Reproduce each line of the listing exactly.

» **Information supplied**
════
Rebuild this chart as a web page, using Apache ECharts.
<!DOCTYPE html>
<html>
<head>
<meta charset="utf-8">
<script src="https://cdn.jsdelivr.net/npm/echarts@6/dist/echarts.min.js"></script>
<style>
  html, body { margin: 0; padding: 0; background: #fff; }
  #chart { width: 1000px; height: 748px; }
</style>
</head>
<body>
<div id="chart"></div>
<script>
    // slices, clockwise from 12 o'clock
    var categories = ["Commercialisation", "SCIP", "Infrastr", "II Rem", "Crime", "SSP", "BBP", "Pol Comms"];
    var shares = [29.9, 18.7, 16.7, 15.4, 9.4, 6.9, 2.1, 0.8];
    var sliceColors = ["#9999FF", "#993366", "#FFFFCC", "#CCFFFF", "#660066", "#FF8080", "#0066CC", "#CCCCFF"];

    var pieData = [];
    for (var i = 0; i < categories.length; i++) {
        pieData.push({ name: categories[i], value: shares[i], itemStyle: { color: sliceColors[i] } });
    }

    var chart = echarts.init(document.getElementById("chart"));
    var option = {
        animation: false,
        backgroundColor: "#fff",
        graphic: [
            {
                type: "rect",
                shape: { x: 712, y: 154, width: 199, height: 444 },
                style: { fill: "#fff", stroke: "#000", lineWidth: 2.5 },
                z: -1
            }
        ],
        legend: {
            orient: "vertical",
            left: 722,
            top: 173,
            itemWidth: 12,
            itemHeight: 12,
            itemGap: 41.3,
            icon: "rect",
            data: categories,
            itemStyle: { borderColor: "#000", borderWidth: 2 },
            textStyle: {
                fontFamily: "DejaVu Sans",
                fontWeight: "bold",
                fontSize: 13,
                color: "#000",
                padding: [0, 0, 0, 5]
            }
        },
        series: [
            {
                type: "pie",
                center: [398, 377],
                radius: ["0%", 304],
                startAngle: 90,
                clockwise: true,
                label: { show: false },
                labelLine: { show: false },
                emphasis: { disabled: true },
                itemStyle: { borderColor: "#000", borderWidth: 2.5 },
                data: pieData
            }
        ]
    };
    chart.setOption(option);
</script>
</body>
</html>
════
» **Solved problem**
Rebuild this chart as a web page, using Apache ECharts.
<!DOCTYPE html>
<html>
<head>
<meta charset="utf-8">
<script src="https://cdn.jsdelivr.net/npm/echarts@6/dist/echarts.min.js"></script>
<style>
  html, body { margin: 0; padding: 0; background: #fff; }
  #chart { width: 1000px; height: 748px; }
</style>
</head>
<body>
<div id="chart"></div>
<script>
    // slices, clockwise from 12 o'clock
    var categories = ["Commercialisation", "SCIP", "Infrastr", "II Rem", "Crime", "SSP", "BBP", "Pol Comms"];
    var shares = [29.9, 18.7, 16.7, 15.4, 9.4, 6.9, 2.1, 0.8];
    var sliceColors = ["#9999FF", "#993366", "#FFFFCC", "#CCFFFF", "#660066", "#FF8080", "#0066CC", "#CCCCFF"];

    var pieData = [];
    for (var i = 0; i < categories.length; i++) {
        pieData.push({ name: categories[i], value: shares[i], itemStyle: { color: sliceColors[i] } });
    }

    var chart = echarts.init(document.getElementById("chart"));
    var option = {
        animation: false,
        backgroundColor: "#fff",
        graphic: [
            {
                type: "rect",
                shape: { x: 712, y: 154, width: 199, height: 444 },
                style: { fill: "#fff", stroke: "#000", lineWidth: 2.5 },
                z: -1
            }
        ],
        legend: {
            orient: "vertical",
            left: 722,
            top: 173,
            itemWidth: 12,
            itemHeight: 12,
            itemGap: 41.3,
            icon: "rect",
            data: categories,
            itemStyle: { borderColor: "#000", borderWidth: 2 },
            textStyle: {
                fontFamily: "DejaVu Sans",
                fontWeight: "bold",
                fontSize: 13,
                color: "#000",
                padding: [0, 0, 0, 5]
            }
        },
        series: [
            {
                type: "pie",
                center: [398, 377],
                radius: ["0%", 304],
                startAngle: 90,
                clockwise: true,
                label: { show: false },
                labelLine: { show: false },
                emphasis: { disabled: true },
                itemStyle: { borderColor: "#000", borderWidth: 2.5 },
                data: pieData
            }
        ]
    };
    chart.setOption(option);
</script>
</body>
</html>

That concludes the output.